[START OF Exercise input]

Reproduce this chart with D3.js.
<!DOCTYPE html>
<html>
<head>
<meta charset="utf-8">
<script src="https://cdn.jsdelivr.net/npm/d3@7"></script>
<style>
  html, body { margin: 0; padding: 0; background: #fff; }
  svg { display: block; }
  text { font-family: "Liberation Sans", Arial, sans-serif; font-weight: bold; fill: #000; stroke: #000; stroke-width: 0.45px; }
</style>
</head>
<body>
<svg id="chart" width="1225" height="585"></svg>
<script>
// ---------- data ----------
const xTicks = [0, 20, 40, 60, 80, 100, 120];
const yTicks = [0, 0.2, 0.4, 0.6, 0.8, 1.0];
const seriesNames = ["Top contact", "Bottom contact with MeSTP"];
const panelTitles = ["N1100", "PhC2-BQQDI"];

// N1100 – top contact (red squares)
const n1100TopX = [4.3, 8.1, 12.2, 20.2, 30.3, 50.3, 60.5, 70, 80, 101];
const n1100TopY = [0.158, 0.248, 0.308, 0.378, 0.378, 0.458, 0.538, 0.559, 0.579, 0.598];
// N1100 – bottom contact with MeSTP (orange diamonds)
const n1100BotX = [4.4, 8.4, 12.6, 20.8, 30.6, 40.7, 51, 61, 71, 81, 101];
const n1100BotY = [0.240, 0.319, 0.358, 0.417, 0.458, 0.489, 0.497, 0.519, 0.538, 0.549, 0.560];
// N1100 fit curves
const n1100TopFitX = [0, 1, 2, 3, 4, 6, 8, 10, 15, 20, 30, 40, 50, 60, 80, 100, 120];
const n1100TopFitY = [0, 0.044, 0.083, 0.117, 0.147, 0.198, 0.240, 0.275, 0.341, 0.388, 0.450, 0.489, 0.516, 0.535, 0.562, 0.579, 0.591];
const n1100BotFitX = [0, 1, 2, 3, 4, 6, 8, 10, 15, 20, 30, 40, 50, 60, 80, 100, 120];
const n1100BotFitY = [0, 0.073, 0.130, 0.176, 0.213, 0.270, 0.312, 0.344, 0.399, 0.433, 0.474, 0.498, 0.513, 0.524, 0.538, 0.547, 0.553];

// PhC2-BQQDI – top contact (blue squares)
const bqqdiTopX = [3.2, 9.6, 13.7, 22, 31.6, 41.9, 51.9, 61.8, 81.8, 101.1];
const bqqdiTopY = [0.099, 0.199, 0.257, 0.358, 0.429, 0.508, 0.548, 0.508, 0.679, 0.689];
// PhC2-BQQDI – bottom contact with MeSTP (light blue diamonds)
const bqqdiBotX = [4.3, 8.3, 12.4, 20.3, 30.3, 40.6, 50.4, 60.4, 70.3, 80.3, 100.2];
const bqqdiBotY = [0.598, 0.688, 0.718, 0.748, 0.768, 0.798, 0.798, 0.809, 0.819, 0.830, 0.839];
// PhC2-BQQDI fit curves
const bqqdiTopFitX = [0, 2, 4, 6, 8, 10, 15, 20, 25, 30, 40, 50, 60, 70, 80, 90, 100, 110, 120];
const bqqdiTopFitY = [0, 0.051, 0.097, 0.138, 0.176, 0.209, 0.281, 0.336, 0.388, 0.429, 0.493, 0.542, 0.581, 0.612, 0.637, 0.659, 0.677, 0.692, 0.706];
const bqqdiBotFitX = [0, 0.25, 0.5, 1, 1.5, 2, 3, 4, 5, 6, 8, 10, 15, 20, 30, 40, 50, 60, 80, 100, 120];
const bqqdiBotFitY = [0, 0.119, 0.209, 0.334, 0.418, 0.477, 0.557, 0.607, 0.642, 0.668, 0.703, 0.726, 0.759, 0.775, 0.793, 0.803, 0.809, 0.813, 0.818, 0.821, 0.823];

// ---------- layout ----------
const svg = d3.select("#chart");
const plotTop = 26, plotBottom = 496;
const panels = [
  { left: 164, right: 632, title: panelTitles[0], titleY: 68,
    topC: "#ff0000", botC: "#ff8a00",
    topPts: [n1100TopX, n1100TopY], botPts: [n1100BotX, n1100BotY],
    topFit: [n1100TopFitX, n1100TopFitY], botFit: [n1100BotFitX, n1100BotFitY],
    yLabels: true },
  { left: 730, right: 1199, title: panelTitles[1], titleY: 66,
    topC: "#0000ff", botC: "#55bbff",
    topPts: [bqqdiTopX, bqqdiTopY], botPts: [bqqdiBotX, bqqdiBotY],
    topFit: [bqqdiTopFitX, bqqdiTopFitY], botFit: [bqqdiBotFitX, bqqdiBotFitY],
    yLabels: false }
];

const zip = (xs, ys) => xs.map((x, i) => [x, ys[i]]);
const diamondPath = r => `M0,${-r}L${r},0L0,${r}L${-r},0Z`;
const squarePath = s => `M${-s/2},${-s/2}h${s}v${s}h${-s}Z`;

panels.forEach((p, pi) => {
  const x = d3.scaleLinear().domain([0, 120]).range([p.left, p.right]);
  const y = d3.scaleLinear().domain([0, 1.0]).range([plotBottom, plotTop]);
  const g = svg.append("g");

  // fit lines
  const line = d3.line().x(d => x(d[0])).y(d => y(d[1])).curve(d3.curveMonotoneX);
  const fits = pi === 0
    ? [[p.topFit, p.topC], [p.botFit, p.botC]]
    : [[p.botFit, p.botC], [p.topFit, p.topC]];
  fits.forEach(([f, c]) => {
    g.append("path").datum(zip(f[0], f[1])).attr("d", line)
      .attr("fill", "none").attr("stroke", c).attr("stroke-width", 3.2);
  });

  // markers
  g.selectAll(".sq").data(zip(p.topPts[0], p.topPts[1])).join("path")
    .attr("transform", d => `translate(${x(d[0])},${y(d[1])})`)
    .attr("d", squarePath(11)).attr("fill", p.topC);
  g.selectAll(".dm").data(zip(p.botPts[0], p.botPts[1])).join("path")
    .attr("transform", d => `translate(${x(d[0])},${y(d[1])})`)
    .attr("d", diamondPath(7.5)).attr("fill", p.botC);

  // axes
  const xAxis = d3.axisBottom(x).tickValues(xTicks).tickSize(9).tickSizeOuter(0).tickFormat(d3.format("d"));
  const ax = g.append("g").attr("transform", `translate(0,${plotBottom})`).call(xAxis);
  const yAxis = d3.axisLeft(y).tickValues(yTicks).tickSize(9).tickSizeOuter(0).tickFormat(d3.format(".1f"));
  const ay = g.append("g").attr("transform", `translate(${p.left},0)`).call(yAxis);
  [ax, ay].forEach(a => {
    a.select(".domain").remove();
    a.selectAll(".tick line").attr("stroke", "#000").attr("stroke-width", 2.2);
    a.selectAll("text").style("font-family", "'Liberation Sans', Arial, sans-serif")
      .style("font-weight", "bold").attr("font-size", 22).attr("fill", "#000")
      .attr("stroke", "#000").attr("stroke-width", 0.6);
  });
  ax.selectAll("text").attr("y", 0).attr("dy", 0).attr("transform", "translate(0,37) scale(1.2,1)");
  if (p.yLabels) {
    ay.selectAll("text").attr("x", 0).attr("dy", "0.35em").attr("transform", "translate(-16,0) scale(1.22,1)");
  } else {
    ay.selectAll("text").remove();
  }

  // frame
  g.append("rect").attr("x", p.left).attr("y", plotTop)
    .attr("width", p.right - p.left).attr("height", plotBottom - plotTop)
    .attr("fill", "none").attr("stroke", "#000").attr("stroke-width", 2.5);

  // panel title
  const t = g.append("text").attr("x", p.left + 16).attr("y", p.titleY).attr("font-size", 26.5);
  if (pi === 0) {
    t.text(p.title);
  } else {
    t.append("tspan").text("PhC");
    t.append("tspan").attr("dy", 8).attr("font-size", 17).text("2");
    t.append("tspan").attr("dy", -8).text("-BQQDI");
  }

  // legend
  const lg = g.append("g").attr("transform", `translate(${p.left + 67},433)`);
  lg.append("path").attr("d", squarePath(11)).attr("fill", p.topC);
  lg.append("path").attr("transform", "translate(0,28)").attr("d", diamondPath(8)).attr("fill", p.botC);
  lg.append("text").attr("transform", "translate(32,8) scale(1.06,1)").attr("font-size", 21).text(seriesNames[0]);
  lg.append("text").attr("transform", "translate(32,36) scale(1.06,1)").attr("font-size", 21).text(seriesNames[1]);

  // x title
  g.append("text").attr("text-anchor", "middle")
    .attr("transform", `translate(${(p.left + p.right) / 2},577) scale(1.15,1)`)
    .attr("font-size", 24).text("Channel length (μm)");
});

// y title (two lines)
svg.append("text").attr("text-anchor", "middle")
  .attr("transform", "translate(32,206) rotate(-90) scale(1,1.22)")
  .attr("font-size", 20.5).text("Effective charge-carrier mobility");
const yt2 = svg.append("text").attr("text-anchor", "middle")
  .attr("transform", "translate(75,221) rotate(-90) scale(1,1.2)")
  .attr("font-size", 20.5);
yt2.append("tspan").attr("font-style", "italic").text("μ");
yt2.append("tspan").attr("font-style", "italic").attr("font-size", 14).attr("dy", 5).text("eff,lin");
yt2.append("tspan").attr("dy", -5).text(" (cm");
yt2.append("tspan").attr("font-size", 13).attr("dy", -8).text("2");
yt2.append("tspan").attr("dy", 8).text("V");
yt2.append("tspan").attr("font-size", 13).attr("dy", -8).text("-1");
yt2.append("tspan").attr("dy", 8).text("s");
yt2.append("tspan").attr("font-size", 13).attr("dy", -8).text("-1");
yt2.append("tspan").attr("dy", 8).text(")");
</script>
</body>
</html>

[END OF Exercise input]
[START OF Exercise input]

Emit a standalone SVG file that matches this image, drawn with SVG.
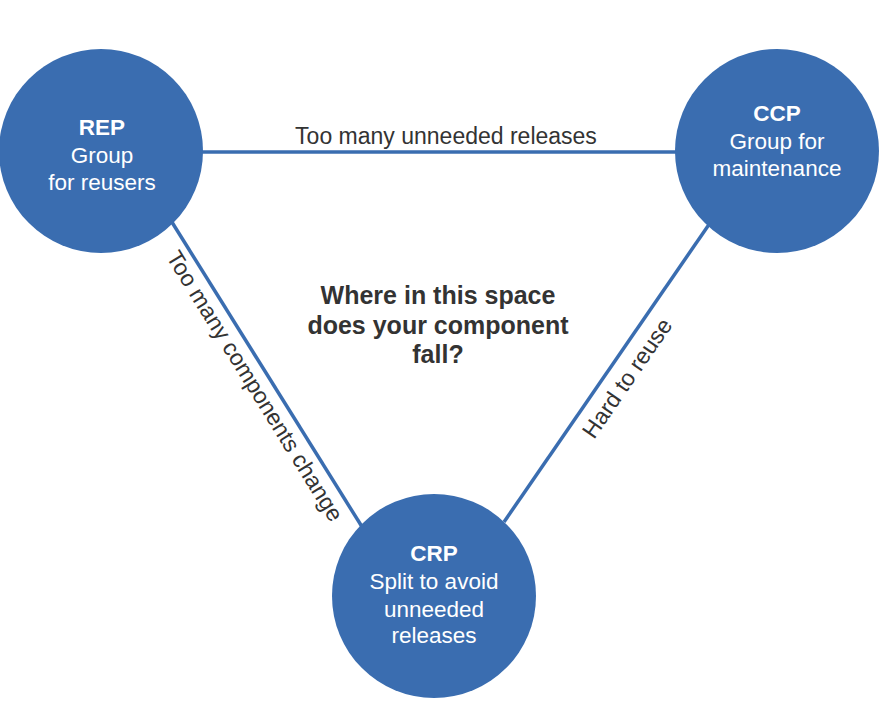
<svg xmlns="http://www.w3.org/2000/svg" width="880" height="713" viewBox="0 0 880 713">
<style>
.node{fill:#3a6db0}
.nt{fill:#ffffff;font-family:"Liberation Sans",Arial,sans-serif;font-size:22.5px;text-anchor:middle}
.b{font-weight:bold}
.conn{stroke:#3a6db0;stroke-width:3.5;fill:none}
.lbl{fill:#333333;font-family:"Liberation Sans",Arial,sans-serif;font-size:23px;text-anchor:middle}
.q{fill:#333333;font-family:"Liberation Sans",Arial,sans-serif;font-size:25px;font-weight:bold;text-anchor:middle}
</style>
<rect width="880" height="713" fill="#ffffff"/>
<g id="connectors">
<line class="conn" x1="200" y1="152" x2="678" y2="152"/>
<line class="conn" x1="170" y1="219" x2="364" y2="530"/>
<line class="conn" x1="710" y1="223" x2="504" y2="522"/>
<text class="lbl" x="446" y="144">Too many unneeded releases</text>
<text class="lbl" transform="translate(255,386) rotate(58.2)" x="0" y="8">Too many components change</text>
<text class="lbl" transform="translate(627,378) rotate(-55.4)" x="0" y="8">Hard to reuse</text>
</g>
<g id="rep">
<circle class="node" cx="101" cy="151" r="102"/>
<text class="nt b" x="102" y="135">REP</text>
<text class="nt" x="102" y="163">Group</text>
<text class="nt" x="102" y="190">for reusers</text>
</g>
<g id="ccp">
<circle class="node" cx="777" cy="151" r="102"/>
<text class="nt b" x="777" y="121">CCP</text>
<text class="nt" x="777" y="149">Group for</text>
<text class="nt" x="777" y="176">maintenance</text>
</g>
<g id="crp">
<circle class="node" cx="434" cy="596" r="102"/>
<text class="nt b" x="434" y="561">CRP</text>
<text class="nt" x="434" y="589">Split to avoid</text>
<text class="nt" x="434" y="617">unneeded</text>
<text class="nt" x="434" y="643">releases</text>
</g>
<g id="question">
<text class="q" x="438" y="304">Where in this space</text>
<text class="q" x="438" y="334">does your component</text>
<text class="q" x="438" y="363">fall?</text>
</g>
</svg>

[END OF Exercise input]

* **What is required**:
Transcribe the lines beginning at the one that contains "Reproduce this chart with D3.js." and ending at the one that contains "0.538, 0.547, 0.553];", with nothing added or left out.

* **Exercise output**:
Reproduce this chart with D3.js.
<!DOCTYPE html>
<html>
<head>
<meta charset="utf-8">
<script src="https://cdn.jsdelivr.net/npm/d3@7"></script>
<style>
  html, body { margin: 0; padding: 0; background: #fff; }
  svg { display: block; }
  text { font-family: "Liberation Sans", Arial, sans-serif; font-weight: bold; fill: #000; stroke: #000; stroke-width: 0.45px; }
</style>
</head>
<body>
<svg id="chart" width="1225" height="585"></svg>
<script>
// ---------- data ----------
const xTicks = [0, 20, 40, 60, 80, 100, 120];
const yTicks = [0, 0.2, 0.4, 0.6, 0.8, 1.0];
const seriesNames = ["Top contact", "Bottom contact with MeSTP"];
const panelTitles = ["N1100", "PhC2-BQQDI"];

// N1100 – top contact (red squares)
const n1100TopX = [4.3, 8.1, 12.2, 20.2, 30.3, 50.3, 60.5, 70, 80, 101];
const n1100TopY = [0.158, 0.248, 0.308, 0.378, 0.378, 0.458, 0.538, 0.559, 0.579, 0.598];
// N1100 – bottom contact with MeSTP (orange diamonds)
const n1100BotX = [4.4, 8.4, 12.6, 20.8, 30.6, 40.7, 51, 61, 71, 81, 101];
const n1100BotY = [0.240, 0.319, 0.358, 0.417, 0.458, 0.489, 0.497, 0.519, 0.538, 0.549, 0.560];
// N1100 fit curves
const n1100TopFitX = [0, 1, 2, 3, 4, 6, 8, 10, 15, 20, 30, 40, 50, 60, 80, 100, 120];
const n1100TopFitY = [0, 0.044, 0.083, 0.117, 0.147, 0.198, 0.240, 0.275, 0.341, 0.388, 0.450, 0.489, 0.516, 0.535, 0.562, 0.579, 0.591];
const n1100BotFitX = [0, 1, 2, 3, 4, 6, 8, 10, 15, 20, 30, 40, 50, 60, 80, 100, 120];
const n1100BotFitY = [0, 0.073, 0.130, 0.176, 0.213, 0.270, 0.312, 0.344, 0.399, 0.433, 0.474, 0.498, 0.513, 0.524, 0.538, 0.547, 0.553];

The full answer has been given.